▶ **COLLECTED DATA**
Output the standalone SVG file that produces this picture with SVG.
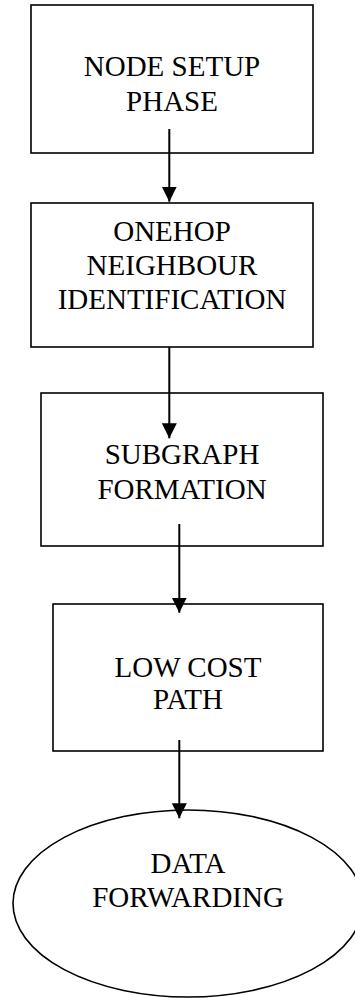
<svg xmlns="http://www.w3.org/2000/svg" width="355" height="998" viewBox="0 0 355 998">
<style>
.box{fill:#fff;stroke:#000;stroke-width:1.6}
.lbl{font-family:"Liberation Serif","Times New Roman",serif;font-size:29px;fill:#000;text-anchor:middle}
.conn{stroke:#000;stroke-width:2;fill:none;marker-end:url(#arr)}
</style>
<defs>
<marker id="arr" markerUnits="userSpaceOnUse" markerWidth="16" markerHeight="16" refX="15" refY="7.5" orient="auto" viewBox="0 0 16 16">
<path d="M0,0 L15,7.5 L0,15 z" fill="#000"/>
</marker>
</defs>
<rect width="355" height="998" fill="#fff"/>
<g id="n1">
<rect class="box" x="31" y="5" width="282" height="148"/>
<text class="lbl" x="172" y="76">NODE SETUP</text>
<text class="lbl" x="172" y="110.5">PHASE</text>
</g>
<g id="n2">
<rect class="box" x="31" y="203" width="282" height="144"/>
<text class="lbl" x="172" y="241">ONEHOP</text>
<text class="lbl" x="172" y="275">NEIGHBOUR</text>
<text class="lbl" x="172" y="309">IDENTIFICATION</text>
</g>
<g id="n3">
<rect class="box" x="41" y="393" width="282" height="153"/>
<text class="lbl" x="182" y="464">SUBGRAPH</text>
<text class="lbl" x="182" y="499">FORMATION</text>
</g>
<g id="n4">
<rect class="box" x="53" y="604" width="270" height="147"/>
<text class="lbl" x="188" y="676.5">LOW COST</text>
<text class="lbl" x="188" y="709">PATH</text>
</g>
<g id="n5">
<ellipse class="box" cx="188" cy="903.5" rx="175" ry="93.5"/>
<text class="lbl" x="188" y="872.5">DATA</text>
<text class="lbl" x="188" y="906.5">FORWARDING</text>
</g>
<g id="connectors">
<line class="conn" x1="169.3" y1="129" x2="169.3" y2="201.7"/>
<line class="conn" x1="169.3" y1="347" x2="169.3" y2="438.3"/>
<line class="conn" x1="179.3" y1="524" x2="179.3" y2="612.7"/>
<line class="conn" x1="179.3" y1="740" x2="179.3" y2="818.3"/>
</g>
</svg>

▶ **EXERCISE REQUIREMENTS**
Omit the pictures and give the material again, exactly and in full.

▶ **EXERCISE SOLUTION**
Output the standalone SVG file that produces this picture with SVG.
<svg xmlns="http://www.w3.org/2000/svg" width="355" height="998" viewBox="0 0 355 998">
<style>
.box{fill:#fff;stroke:#000;stroke-width:1.6}
.lbl{font-family:"Liberation Serif","Times New Roman",serif;font-size:29px;fill:#000;text-anchor:middle}
.conn{stroke:#000;stroke-width:2;fill:none;marker-end:url(#arr)}
</style>
<defs>
<marker id="arr" markerUnits="userSpaceOnUse" markerWidth="16" markerHeight="16" refX="15" refY="7.5" orient="auto" viewBox="0 0 16 16">
<path d="M0,0 L15,7.5 L0,15 z" fill="#000"/>
</marker>
</defs>
<rect width="355" height="998" fill="#fff"/>
<g id="n1">
<rect class="box" x="31" y="5" width="282" height="148"/>
<text class="lbl" x="172" y="76">NODE SETUP</text>
<text class="lbl" x="172" y="110.5">PHASE</text>
</g>
<g id="n2">
<rect class="box" x="31" y="203" width="282" height="144"/>
<text class="lbl" x="172" y="241">ONEHOP</text>
<text class="lbl" x="172" y="275">NEIGHBOUR</text>
<text class="lbl" x="172" y="309">IDENTIFICATION</text>
</g>
<g id="n3">
<rect class="box" x="41" y="393" width="282" height="153"/>
<text class="lbl" x="182" y="464">SUBGRAPH</text>
<text class="lbl" x="182" y="499">FORMATION</text>
</g>
<g id="n4">
<rect class="box" x="53" y="604" width="270" height="147"/>
<text class="lbl" x="188" y="676.5">LOW COST</text>
<text class="lbl" x="188" y="709">PATH</text>
</g>
<g id="n5">
<ellipse class="box" cx="188" cy="903.5" rx="175" ry="93.5"/>
<text class="lbl" x="188" y="872.5">DATA</text>
<text class="lbl" x="188" y="906.5">FORWARDING</text>
</g>
<g id="connectors">
<line class="conn" x1="169.3" y1="129" x2="169.3" y2="201.7"/>
<line class="conn" x1="169.3" y1="347" x2="169.3" y2="438.3"/>
<line class="conn" x1="179.3" y1="524" x2="179.3" y2="612.7"/>
<line class="conn" x1="179.3" y1="740" x2="179.3" y2="818.3"/>
</g>
</svg>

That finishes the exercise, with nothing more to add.